Most homemade/handmade stickers inkjet are not going to be totally waterproof anyways. I've found with most laminates + paper combos I've tried, water eventually seeps into the sides and melts the color on the edges. You're gonna have better indestructible results with outsourcing to professional sticker printers with $10,000 machines.

Process

  1. Print sticker on sticker paper. (currenty use koala)
  2. Cut stickers with plotting machine (currently use silhouette)
  3. ???
  4. Stick the sticker.

Printer

We personally use a Canon ip8720 (~$200 when we bought it), because it's one of the more budget-friendly options with more than 4 CMYK ink tanks (it has 6!). I've found the colors satisfactory, and the ink doesn't immediately run off if it gets wet. We've had some stickers go through the dishwasher a couple of times without dying - though I still wouldn't recommend putting DIY stickers in the wash. We buy off-brand ink, which discolors faster in the sunlight than the official ink - but everything discolors in the sun eventually.

We've previously used a Canon Pixma Pro 100 (~$500 after rebate), and loved it very much before a lightning storm fried it. It has 8 color tanks (more than the default CMYK!), and I found that it printed my bright magentas and blues very beautifully. I didn't even have to convert my digital art to CMYK, it prints from RGB pretty well! This type of printer is out of stock, but they have modern versions like the Pixma Pro 200, 300, and so forth that should have similar capabilities.

Materials

The process is simple, but selecting the materials takes a bit more work. Homemade stickers won't be completely waterproof 90% of the time unless you invest in heavy machinery.

Sticker Paper

Most any label or sticker paper will do. Label paper is meant for temporary uses (like mailing labels!) so they won't be the most durable. Sticker paper that's labeled as “vinyl” material is more durable and slightly more waterproof.

There are a couple different finishes of sticker paper:

  • Matte: I consider this “standard”. It feels nice and smooth, and works best with traditonal art or light/pastel colors. It won't look the best with deep black areas though, they will always look grayer than they should
  • Glossy: I don't like this texture. It feels sticky in a bad stim way. But it will absorb deep black areas better than matte paper.
  • Semi-gloss: I like this better than glossy texture. We use this for art with digital colors, high saturation, or a lot of deep black areas.
  • Satin/Luster: This is the holy grail for me. I found some paper from A-Sub brand years ago, but they've been sold out since. They have a nice texture that reflects the blacks well, and doesn't feel sticky like glossy paper.

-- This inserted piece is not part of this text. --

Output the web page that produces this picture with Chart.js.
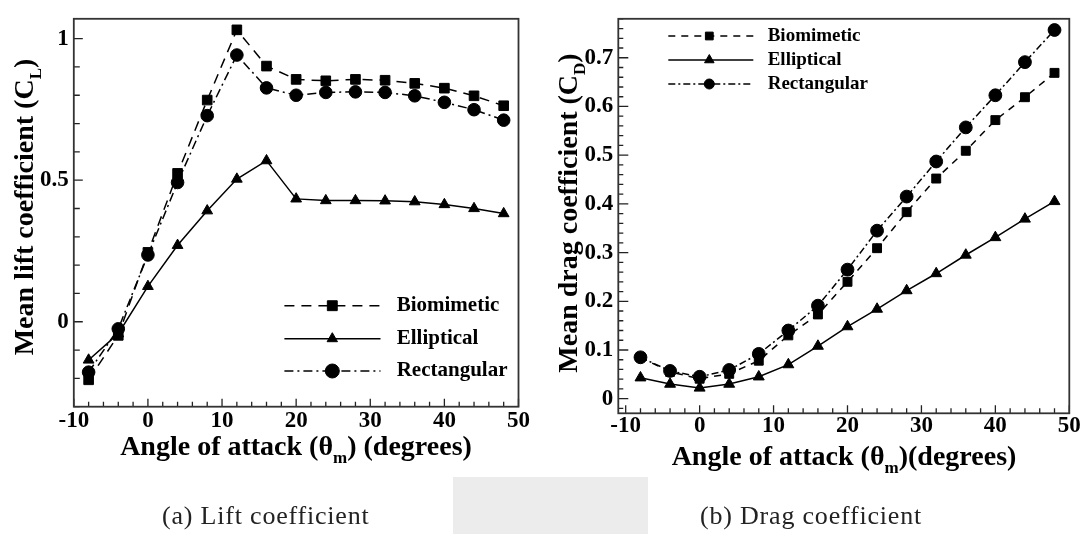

We currently use Koala brand sticker paper, for their matte and semi-gloss finishes. Some people don't like Koala sticker paper because the backing says “label paper” and that ruins their branding. I don't really care.


Lamination

We don't always use lamination for our stickers. Sometimes if we feel fancy we laminate them. Lamination helps protect the print if they're going to be touched a whole bunch, and it feels better to the touch than regular sticker paper.

Cutting

You can start out hand-cutting your stickers, but this takes a lot of time and will hurt your wrists eventually.
Eventually you'll want to upgrade to a machine that cuts your stickers. We only have experience with the small Silhouette Portrait, and we find it satisfactory for our needs. I hear Cricut software is less user-friendly, but it's what's most common in IRL stores.

Manufacturing

Occasionally you may NEED industrial grade stickers to put on your car or water bottle or something. Here's some printers I know of:

Company Price for 3“ Pros Cons
https://www.stickerbunnies.com/ $0.45 By artists for artists, Low MOQ Long wait. Have heard of them being 1-2 months late.
https://stickerguy.com/ B&W: 250 for $65 Monthly color specials, bumper sticker sizes High MOQ, must order full color in 1000+ bulk
https://pochomochi.carrd.co/ $0.80 By artists for artists, Low MOQ A bit pricy
https://buttonsbykino.com/ Shaped buttons (hearts, coffin, cat)

Don't use Stickermule cuz they'll spam your inbox with awful political propaganda, and their acrylic charms are very poor quality.